Rozpoczęła się obowiązkowa deratyzacja
Do 6 maja potrwa rozpoczęta w poniedziałek obowiązkowa deratyzacja. To już czternasta taka akcja w naszym mieście.
14 dni - tyle trwa obowiązkowa deratyzacja na terenie Poznania, która ma na celu przede wszystkim zapobieganie chorobom zakaźnym przenoszonym na ludzi i zwierzęta przez gryzonie. Właściciele i administratorzy budynków przez najbliższe dwa tygodnie będą musieli wykładać trutki, które mają zwalczyć szczury i myszy.
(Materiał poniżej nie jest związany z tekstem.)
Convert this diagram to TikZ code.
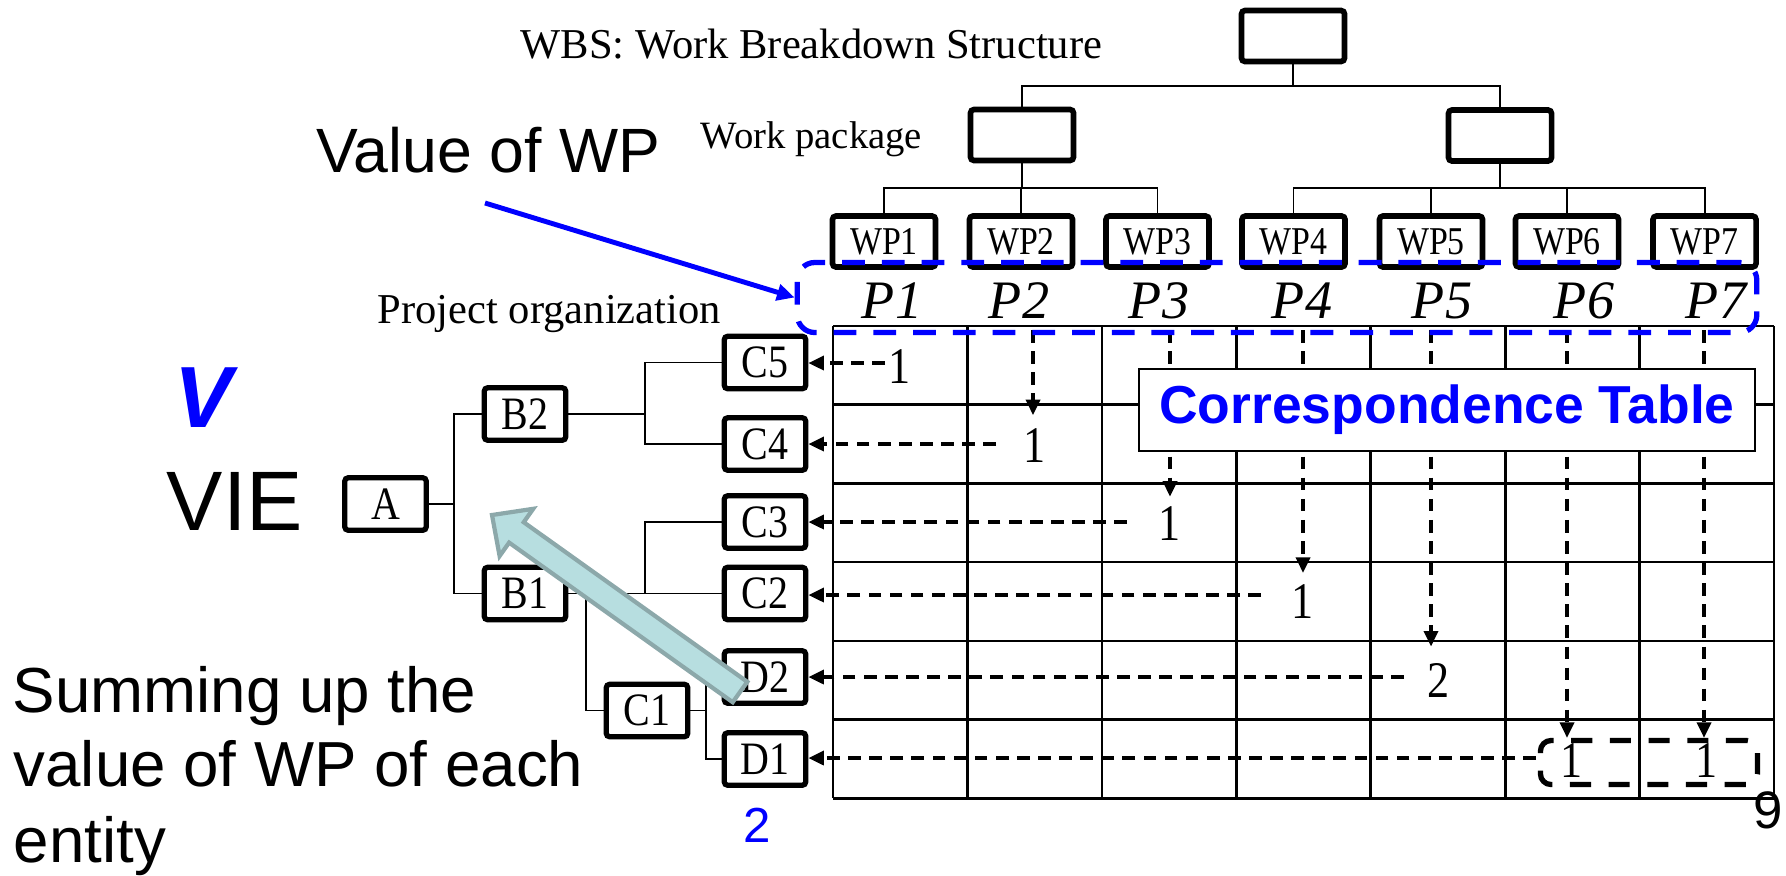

Oprócz trutek, przed którymi trzeba ostrzegać mieszkańców specjalnymi tabliczkami z napisem "UWAGA! Wyłożono trutkę przeciw gryzoniom! Niebezpieczeństwo zatrucia ludzi i zwierząt!", administratorzy i właściciele budynków muszą uszczelnić otwory, którymi mogłyby przemieszczać się gryzonie. Ich obowiązkiem jest również usunięcie z pomieszczeń odpadów żywnościowych, które przyciągają szczury i myszy.
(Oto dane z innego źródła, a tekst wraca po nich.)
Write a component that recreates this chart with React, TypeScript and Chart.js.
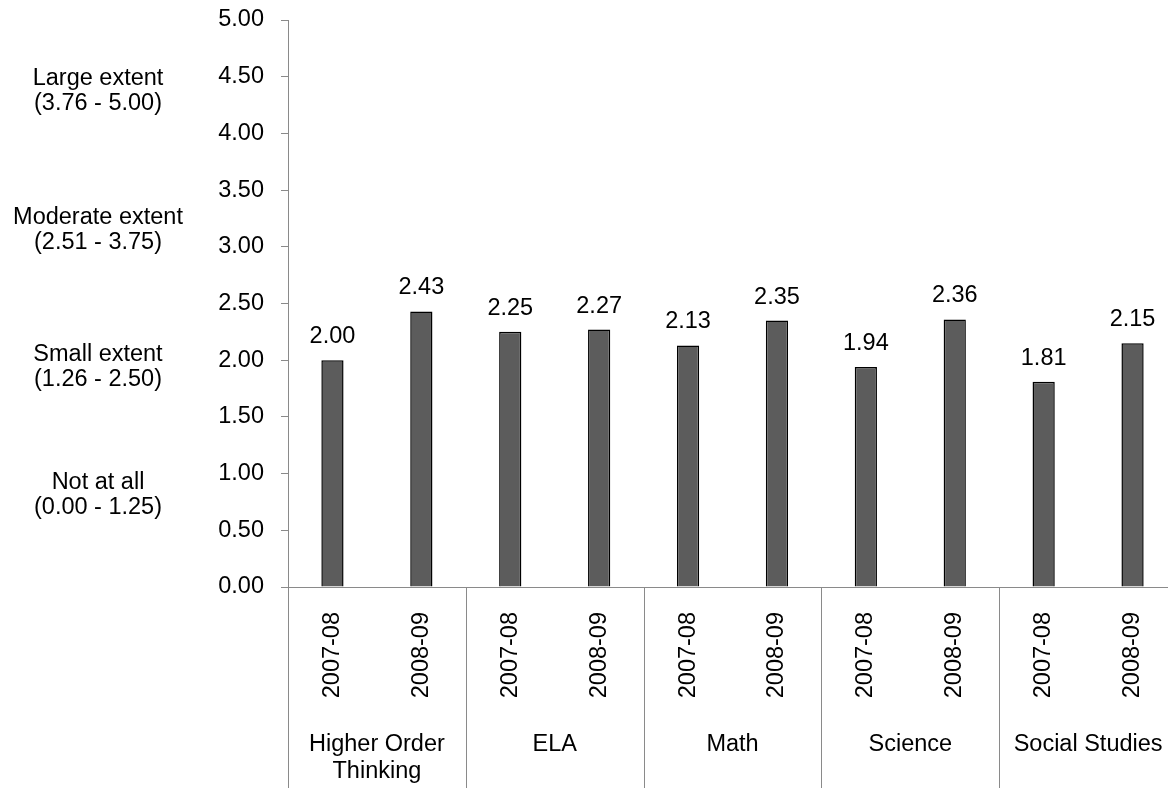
import React, { useEffect, useRef } from "react";
import { Chart, registerables } from "chart.js";

Chart.register(...registerables);

// Survey years shown under each bar, repeated for every subject
const yearLabels = ["2007-08", "2008-09", "2007-08", "2008-09", "2007-08", "2008-09", "2007-08", "2008-09", "2007-08", "2008-09"];
// Subject groups (two bars each), split into text lines
const subjectGroups = [["Higher Order", "Thinking"], ["ELA"], ["Math"], ["Science"], ["Social Studies"]];
// Mean rating per bar
const meanRatings = [2.0, 2.43, 2.25, 2.27, 2.13, 2.35, 1.94, 2.36, 1.81, 2.15];
// Rating scale bands written to the left of the value axis
const ratingBands = [
  ["Large extent", "(3.76 - 5.00)"],
  ["Moderate extent", "(2.51 - 3.75)"],
  ["Small extent", "(1.26 - 2.50)"],
  ["Not at all", "(0.00 - 1.25)"],
];
// Value-axis positions where each band's caption is centred
const ratingBandAnchors = [4.37, 3.15, 1.94, 0.81];

const FONT = "'Liberation Sans', Arial, sans-serif";
const FONT_SIZE = 23.5;
const AXIS_GREY = "#8a8a8a";
const CANVAS_W = 1177;
const CANVAS_H = 788;

const decorations = {
  id: "decorations",
  afterDatasetsDraw(chart: any) {
    const ctx = chart.ctx;
    const meta = chart.getDatasetMeta(0);
    ctx.save();
    ctx.fillStyle = "#000";
    ctx.font = `${FONT_SIZE}px ${FONT}`;
    ctx.textAlign = "center";
    ctx.textBaseline = "alphabetic";
    meta.data.forEach((bar: any, i: number) => {
      ctx.fillText(meanRatings[i].toFixed(2), bar.x, bar.y - 17);
    });
    ctx.restore();
  },
  afterDraw(chart: any) {
    const ctx = chart.ctx;
    const x = chart.scales.x;
    const y = chart.scales.y;
    const area = chart.chartArea;
    ctx.save();
    ctx.strokeStyle = AXIS_GREY;
    ctx.lineWidth = 1;

    // left frame line continues under the value axis
    const left = Math.round(area.left) + 0.5;
    ctx.beginPath();
    ctx.moveTo(left, area.bottom);
    ctx.lineTo(left, CANVAS_H);
    ctx.stroke();

    // separators between subject groups
    for (let g = 1; g < subjectGroups.length; g++) {
      const px = Math.round((x.getPixelForValue(2 * g - 1) + x.getPixelForValue(2 * g)) / 2) + 0.5;
      ctx.beginPath();
      ctx.moveTo(px, area.bottom);
      ctx.lineTo(px, CANVAS_H);
      ctx.stroke();
    }

    // subject names
    ctx.fillStyle = "#000";
    ctx.font = `${FONT_SIZE}px ${FONT}`;
    ctx.textAlign = "center";
    ctx.textBaseline = "middle";
    subjectGroups.forEach((lines, g) => {
      const cx = (x.getPixelForValue(2 * g) + x.getPixelForValue(2 * g + 1)) / 2;
      lines.forEach((line, k) => ctx.fillText(line, cx, 745 + k * 27));
    });

    // rating band captions
    ratingBands.forEach((lines, b) => {
      const cy = y.getPixelForValue(ratingBandAnchors[b]);
      lines.forEach((line, k) => ctx.fillText(line, 98, cy + (k - 0.5) * 25));
    });
    ctx.restore();
  },
};

export default function App() {
  const canvasRef = useRef<HTMLCanvasElement | null>(null);

  useEffect(() => {
    const canvas = canvasRef.current;
    if (!canvas) return;
    const chart = new Chart(canvas, {
      type: "bar",
      data: {
        labels: yearLabels,
        datasets: [
          {
            data: meanRatings,
            backgroundColor: "#5c5c5c",
            borderColor: "#000000",
            borderWidth: 1.5,
            barPercentage: 0.25,
            categoryPercentage: 1,
          },
        ],
      },
      options: {
        responsive: false,
        animation: false,
        layout: { padding: { top: 20, left: 0, right: 0, bottom: 0 } },
        plugins: { legend: { display: false }, tooltip: { enabled: false } },
        scales: {
          x: {
            offset: true,
            grid: { display: false },
            border: { display: true, color: AXIS_GREY, width: 1 },
            ticks: {
              color: "#000",
              font: { family: FONT, size: FONT_SIZE },
              minRotation: 90,
              maxRotation: 90,
              autoSkip: false,
              padding: 17,
            },
            afterFit(scale: any) {
              scale.height = 201;
              scale.paddingLeft = 0;
              scale.paddingRight = 0;
            },
          },
          y: {
            min: 0,
            max: 5,
            ticks: {
              stepSize: 0.5,
              color: "#000",
              font: { family: FONT, size: FONT_SIZE },
              padding: 17,
              callback: (v: any) => Number(v).toFixed(2),
            },
            grid: {
              drawOnChartArea: false,
              drawTicks: true,
              tickLength: 7,
              color: AXIS_GREY,
            },
            border: { display: true, color: AXIS_GREY, width: 1 },
            afterFit(scale: any) {
              scale.width = 288;
              scale.paddingTop = 0;
              scale.paddingBottom = 0;
            },
          },
        },
      },
      plugins: [decorations],
    });
    return () => chart.destroy();
  }, []);

  return (
    <div style={{ position: "fixed", left: 0, top: 0, width: 1168, height: CANVAS_H, overflow: "hidden", background: "#fff" }}>
      <canvas ref={canvasRef} width={CANVAS_W} height={CANVAS_H} style={{ display: "block" }} />
    </div>
  );
}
Warto pamiętać o tym, że do 6 maja prowadzone będą kontrole Straży Miejskiej i Sanepidu. Jeśli okaże się, że w budynkach nie ma wyłożonych trutek - odpowiedzialne za to osoby zostaną ukarane mandatami nawet w wysokości 500 złotych. Każdego roku kontrolą objętych jest około 4000 nieruchomości.
Przypomnijmy, że deratyzacja rozpoczęła się wcześniej na placu Cyryla Ratajskiego, gdzie już od kilku tygodni obserwowane były licznie pojawiające się szczury. Administratorzy terenów przy placu zdecydowali więc o wyłożeniu trutek jeszcze przed 18 kwietnia.